MEXICO CITY -- The arrest of drug lord Joaquín Guzmán Loera, “El Chapo,” the most wanted criminal in the world, has set Mexico into a frenzy. The capture, the outcome of a joint operation of U.S. and Mexican forces, brought warnings of caution that the war on drugs is certainly not over. But it also gave President Enrique Peña Nieto cause to celebrate a win against organized crime and a welcome boost for his administration.
Indeed, the arrest marks an end to an era of criminal power in Mexico, and while it does not mean the end of the Sinaloa cartel, let alone drug trafficking in the country, it will left Mexico’s image, said Tourism Minister Claudia Ruiz Massieu.
“Just like any good news, this strengthens the vision that Mexico has a strong leadership in the president,” Ruiz said Monday at the opening of the XII National Tourism Forum in Mérida, Yucatan.
The ministry expects an investment of $1.4 billion in tourism in 2014 -- $100 million more than last year. Tourism makes up 9 percent of the country’s GDP.
This positive view is a change from the latest United Nations report in 2013, in which Mexico dropped in the ranking of popular vacation destinations, from 10 to 13 out of 50 countries listed. Last year was the first in five that Mexico had fallen out of the top 10, due mainly to drug-related violent crime and the global economic slump.

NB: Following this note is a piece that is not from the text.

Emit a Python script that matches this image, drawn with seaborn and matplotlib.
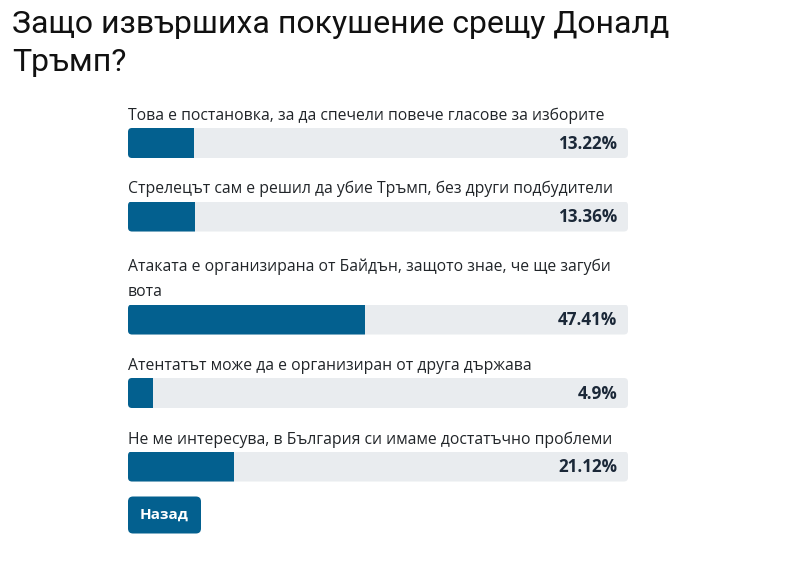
import textwrap
import seaborn as sns
import matplotlib.pyplot as plt
from matplotlib.patches import FancyBboxPatch

title = "Защо извършиха покушение срещу Доналд Тръмп?"
answers = [
    "Това е постановка, за да спечели повече гласове за изборите",
    "Стрелецът сам е решил да убие Тръмп, без други подбудители",
    "Атаката е организирана от Байдън, защото знае, че ще загуби вота",
    "Атентатът може да е организиран от друга държава",
    "Не ме интересува, в България си имаме достатъчно проблеми",
]
percents = [13.22, 13.36, 47.41, 4.9, 21.12]
total = 100
button_label = "Назад"

W, H = 795, 565
BLUE = "#03608f"
TRACK = "#e9ecef"
TEXT = "#212529"
DARK = "#1b2838"

sns.set_theme(style="white")
plt.rcParams["font.family"] = ["Open Sans", "DejaVu Sans"]

fig = plt.figure(figsize=(W / 100, H / 100), dpi=100)
fig.patch.set_facecolor("white")


def fx(px):
    return px / W


def fy(py):
    return 1 - py / H


# title, wrapped like the page does
for k, line in enumerate(textwrap.wrap(title, 40)):
    fig.text(fx(12), fy(33 + 38 * k), line, fontsize=23, color="#111111",
             va="baseline", ha="left", family=["Roboto", "DejaVu Sans"])

left, width, bar_h = 128, 500, 30
cursor = 128
for label, val in zip(answers, percents):
    lines = textwrap.wrap(label, 60)
    bar_top = cursor + 29.5 * (len(lines) - 1)
    for j, line in enumerate(lines):
        base = bar_top - 8 - 26 * (len(lines) - 1 - j)
        fig.text(fx(left), fy(base), line, fontsize=11.3, color=TEXT,
                 va="baseline", ha="left")

    ax = fig.add_axes([fx(left), fy(bar_top + bar_h), fx(width), bar_h / H])
    sns.barplot(x=[total], y=[0], orient="h", color=TRACK, saturation=1,
                width=1, linewidth=0, ax=ax)
    sns.barplot(x=[val], y=[0], orient="h", color=BLUE, saturation=1,
                width=1, linewidth=0, ax=ax)
    ax.set_xlim(0, total)
    ax.set_ylim(0.5, -0.5)
    ax.axis("off")

    # round the track corners and clip the value bar to it
    track, bar = ax.patches[0], ax.patches[1]
    rounded = FancyBboxPatch((track.get_x(), track.get_y()), track.get_width(),
                             track.get_height(),
                             boxstyle="round,pad=0,rounding_size=0.8",
                             mutation_aspect=(1 / bar_h) / (total / width),
                             fc=TRACK, ec="none", zorder=0)
    track.remove()
    ax.add_patch(rounded)
    bar.set_clip_path(rounded)

    ax.text((617 - left) / width, 0.47, f"{val:g}%", transform=ax.transAxes,
            ha="right", va="center", fontsize=12.3, fontweight="bold",
            color=DARK)
    cursor = bar_top + 73.5

# back button
btn_top = bar_top + bar_h + 15
bw, bh = 73, 37
bax = fig.add_axes([fx(left), fy(btn_top + bh), fx(bw), bh / H])
bax.axis("off")
bax.add_patch(FancyBboxPatch((0, 0), 1, 1, boxstyle=f"round,pad=0,rounding_size={5 / bw}",
                             mutation_aspect=bw / bh, transform=bax.transAxes,
                             fc=BLUE, ec="none", clip_on=False))
bax.text(0.5, 0.5, button_label, transform=bax.transAxes, ha="center",
         va="center", fontsize=11, fontweight="bold", color="white")

fig.savefig("out.png", dpi=100)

Not only tourism is expected to benefit from the arrest. Mexican entrepreneurs showed their enthusiasm at the prospect of a safer national environment, more focused on bringing in investment. Gerardo Gutiérrez Candiani, president of the Consejo Coordinador Empresarial (Entrepreneur Council, or CCE), said the arrest of El Chapo was “a show of strength from the government, and a decisive step toward a safer, fairer Mexico, a country ready for foreign investment.”
Mexican columnist Leo Zuckermann illustrated the change in attitude with an anecdote: Peña Nieto attended the recent World Economic Forum in Davos, Switzerland, for the first time. While he was deep into a passionate speech on the progress made by his administration on political and economic reforms, a member of the audience asked the Mexican president what his plans were to fight crime. Peña Nieto, visibly uncomfortable, was rendered mute by the question.
“It was obvious that foreign investors are still worried about violence, further than the political reforms. The capture of Chapo Guzmán is the answer to that question. It sends the message that this government is working to solve the problem of organized crime,” Zuckermann wrote.
Despite the trepidation voiced by some, investment in Mexico is at historical highs. The country drew a record $35.2 billion in foreign direct investment in 2013 – nearly double the level seen the previous year.
Right after Davos, three major companies announced major investments in the country. Pepsico (NYSE:PEP), Nestlé (VTX:NESN) and Cisco (NASDAQ:CSCO) will together invest over $7 billion in the country.
El Chapo Guzmán has already been taken to the top-security Altiplano prison, in the state of Mexico, where he awaits trial. The U.S. is asking for him to be extradited, but the Mexican ambassador to the U.S., Eduardo Medina Mora, said the drug lord should face the many charges against him in Mexico first.